* _Set exercise_
Output the lines below exactly, please, from the first line until the line with "15, 15.5, 16]", counting both.

* _Dataset rows_
+ + +

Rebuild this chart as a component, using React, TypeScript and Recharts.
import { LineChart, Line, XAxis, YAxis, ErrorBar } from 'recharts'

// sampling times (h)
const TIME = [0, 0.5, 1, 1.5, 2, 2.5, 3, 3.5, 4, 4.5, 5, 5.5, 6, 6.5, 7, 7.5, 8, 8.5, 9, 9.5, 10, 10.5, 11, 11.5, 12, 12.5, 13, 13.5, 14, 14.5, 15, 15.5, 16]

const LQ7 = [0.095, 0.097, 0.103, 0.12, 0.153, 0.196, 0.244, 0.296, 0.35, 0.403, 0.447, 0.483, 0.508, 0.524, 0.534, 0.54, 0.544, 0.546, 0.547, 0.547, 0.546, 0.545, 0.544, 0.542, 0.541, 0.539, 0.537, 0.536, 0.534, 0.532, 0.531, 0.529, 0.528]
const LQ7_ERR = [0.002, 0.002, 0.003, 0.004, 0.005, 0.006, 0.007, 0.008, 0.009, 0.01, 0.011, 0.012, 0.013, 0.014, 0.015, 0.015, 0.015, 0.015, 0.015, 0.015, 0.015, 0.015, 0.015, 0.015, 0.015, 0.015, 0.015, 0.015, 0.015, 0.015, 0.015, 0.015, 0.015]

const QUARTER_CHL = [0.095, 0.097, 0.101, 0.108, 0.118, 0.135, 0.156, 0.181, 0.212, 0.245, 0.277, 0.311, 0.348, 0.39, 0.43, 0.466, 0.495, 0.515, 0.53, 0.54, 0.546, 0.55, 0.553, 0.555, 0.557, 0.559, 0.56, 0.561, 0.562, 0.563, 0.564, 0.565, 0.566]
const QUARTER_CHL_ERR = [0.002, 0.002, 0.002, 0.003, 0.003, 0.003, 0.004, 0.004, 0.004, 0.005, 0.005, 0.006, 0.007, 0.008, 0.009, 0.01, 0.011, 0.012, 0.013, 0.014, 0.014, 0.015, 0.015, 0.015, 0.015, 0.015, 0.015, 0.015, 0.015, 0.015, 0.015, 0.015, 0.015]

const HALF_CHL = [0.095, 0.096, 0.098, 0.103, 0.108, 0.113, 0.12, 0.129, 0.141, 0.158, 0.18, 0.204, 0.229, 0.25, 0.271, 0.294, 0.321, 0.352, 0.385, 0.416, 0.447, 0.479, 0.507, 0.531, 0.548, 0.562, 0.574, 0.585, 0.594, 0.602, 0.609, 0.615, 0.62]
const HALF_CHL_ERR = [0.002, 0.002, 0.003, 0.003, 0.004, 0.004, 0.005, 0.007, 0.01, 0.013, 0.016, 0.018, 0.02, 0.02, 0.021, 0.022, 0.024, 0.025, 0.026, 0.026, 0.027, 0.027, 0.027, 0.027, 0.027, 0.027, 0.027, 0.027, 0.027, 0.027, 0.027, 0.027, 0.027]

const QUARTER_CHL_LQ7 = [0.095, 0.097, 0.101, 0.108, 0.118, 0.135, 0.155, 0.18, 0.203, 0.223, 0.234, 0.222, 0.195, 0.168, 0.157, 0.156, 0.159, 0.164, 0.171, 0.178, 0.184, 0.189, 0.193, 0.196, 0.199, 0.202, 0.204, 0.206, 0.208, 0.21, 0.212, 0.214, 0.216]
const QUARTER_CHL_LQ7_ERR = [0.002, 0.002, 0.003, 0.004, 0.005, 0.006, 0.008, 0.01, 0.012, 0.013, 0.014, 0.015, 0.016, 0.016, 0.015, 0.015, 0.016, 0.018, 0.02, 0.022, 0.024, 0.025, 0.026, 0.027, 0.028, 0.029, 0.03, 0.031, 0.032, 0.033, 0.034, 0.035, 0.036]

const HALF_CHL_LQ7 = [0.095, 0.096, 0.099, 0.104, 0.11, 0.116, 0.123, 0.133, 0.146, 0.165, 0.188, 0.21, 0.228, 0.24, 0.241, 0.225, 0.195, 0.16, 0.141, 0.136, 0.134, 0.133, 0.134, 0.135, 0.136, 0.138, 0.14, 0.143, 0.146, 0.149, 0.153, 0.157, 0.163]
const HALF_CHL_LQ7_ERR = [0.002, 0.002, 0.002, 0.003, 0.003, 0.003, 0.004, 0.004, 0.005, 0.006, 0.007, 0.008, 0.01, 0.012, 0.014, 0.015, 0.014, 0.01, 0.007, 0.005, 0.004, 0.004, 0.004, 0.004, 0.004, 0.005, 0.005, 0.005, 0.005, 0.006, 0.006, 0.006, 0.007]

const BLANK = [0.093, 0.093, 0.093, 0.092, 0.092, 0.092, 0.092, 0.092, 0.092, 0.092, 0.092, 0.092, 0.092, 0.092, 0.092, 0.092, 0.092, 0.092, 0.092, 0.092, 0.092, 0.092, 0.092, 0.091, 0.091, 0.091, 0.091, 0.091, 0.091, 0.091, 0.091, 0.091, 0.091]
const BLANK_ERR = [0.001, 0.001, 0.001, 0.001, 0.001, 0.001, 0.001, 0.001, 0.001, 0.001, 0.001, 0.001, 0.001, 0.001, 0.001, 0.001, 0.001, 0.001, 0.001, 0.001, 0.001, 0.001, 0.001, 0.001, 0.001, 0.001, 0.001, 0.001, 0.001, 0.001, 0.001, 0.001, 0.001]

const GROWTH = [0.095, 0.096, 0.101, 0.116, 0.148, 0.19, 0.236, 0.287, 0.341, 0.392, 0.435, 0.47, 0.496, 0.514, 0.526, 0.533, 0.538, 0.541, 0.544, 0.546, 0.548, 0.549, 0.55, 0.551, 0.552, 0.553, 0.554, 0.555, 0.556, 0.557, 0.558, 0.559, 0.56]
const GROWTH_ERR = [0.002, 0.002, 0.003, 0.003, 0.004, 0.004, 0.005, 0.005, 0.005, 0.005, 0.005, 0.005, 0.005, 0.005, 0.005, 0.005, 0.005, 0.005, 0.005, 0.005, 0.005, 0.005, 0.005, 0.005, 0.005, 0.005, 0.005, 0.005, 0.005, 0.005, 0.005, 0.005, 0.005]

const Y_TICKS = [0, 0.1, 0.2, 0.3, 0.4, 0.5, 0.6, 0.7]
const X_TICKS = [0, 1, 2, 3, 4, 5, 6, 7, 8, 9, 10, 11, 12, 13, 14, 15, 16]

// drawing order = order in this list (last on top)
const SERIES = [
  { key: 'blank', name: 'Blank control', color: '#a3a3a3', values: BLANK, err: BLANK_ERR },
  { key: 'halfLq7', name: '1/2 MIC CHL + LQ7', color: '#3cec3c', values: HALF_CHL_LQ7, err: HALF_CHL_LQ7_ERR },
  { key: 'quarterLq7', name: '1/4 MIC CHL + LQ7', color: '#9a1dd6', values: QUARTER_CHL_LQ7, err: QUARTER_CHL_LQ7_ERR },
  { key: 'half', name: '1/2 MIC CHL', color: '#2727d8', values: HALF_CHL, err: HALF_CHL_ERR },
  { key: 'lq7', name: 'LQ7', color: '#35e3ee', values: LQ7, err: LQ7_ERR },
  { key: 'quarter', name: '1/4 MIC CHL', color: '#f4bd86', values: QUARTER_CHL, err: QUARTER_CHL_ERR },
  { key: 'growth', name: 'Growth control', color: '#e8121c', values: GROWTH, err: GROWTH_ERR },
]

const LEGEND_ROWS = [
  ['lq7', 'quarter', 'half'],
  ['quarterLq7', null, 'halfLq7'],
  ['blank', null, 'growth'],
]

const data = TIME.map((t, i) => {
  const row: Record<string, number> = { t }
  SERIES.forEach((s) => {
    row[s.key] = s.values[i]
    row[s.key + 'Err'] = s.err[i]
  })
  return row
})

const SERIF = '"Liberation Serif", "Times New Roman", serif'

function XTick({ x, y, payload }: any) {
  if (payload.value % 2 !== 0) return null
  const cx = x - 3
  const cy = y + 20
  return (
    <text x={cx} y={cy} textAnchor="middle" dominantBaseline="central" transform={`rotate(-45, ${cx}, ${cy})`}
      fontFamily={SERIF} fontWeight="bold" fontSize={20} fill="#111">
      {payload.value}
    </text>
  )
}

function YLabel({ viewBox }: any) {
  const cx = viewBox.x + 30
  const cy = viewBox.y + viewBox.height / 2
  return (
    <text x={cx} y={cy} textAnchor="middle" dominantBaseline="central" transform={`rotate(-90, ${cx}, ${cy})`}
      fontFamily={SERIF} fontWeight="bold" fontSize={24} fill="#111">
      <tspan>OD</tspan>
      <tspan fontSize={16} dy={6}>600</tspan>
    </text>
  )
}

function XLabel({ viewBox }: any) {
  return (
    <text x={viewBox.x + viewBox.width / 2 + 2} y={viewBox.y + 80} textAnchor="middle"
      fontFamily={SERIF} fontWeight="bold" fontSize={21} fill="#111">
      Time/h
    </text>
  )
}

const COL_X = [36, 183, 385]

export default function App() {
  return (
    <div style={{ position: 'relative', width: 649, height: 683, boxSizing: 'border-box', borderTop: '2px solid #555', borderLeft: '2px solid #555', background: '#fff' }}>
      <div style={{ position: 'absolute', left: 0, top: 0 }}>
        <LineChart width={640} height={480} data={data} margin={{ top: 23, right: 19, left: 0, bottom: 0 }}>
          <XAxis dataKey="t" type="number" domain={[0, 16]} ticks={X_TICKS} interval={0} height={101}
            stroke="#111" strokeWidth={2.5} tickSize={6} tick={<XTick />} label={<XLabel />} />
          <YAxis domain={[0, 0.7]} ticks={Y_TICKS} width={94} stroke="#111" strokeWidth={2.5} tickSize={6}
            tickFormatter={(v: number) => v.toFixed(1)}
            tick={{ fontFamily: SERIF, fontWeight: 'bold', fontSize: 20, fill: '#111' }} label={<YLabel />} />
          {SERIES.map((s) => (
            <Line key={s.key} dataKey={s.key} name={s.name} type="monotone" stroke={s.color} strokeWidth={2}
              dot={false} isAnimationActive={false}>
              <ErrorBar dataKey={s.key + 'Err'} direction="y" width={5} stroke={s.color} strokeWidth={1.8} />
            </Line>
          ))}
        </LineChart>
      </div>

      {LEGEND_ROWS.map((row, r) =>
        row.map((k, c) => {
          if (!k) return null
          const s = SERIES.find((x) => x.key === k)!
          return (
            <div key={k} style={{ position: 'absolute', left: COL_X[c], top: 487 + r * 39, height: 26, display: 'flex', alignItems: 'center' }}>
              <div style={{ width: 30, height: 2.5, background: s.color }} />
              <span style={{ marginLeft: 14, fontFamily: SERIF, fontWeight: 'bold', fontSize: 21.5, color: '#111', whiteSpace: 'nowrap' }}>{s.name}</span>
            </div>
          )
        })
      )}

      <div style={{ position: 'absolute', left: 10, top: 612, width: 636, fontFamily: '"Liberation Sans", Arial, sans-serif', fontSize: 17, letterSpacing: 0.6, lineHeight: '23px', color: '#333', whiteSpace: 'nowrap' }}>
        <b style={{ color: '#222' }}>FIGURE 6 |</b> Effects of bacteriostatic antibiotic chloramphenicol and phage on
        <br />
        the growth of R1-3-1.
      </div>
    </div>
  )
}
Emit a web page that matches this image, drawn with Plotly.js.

+ + +

* _Result below_
Rebuild this chart as a component, using React, TypeScript and Recharts.
import { LineChart, Line, XAxis, YAxis, ErrorBar } from 'recharts'

// sampling times (h)
const TIME = [0, 0.5, 1, 1.5, 2, 2.5, 3, 3.5, 4, 4.5, 5, 5.5, 6, 6.5, 7, 7.5, 8, 8.5, 9, 9.5, 10, 10.5, 11, 11.5, 12, 12.5, 13, 13.5, 14, 14.5, 15, 15.5, 16]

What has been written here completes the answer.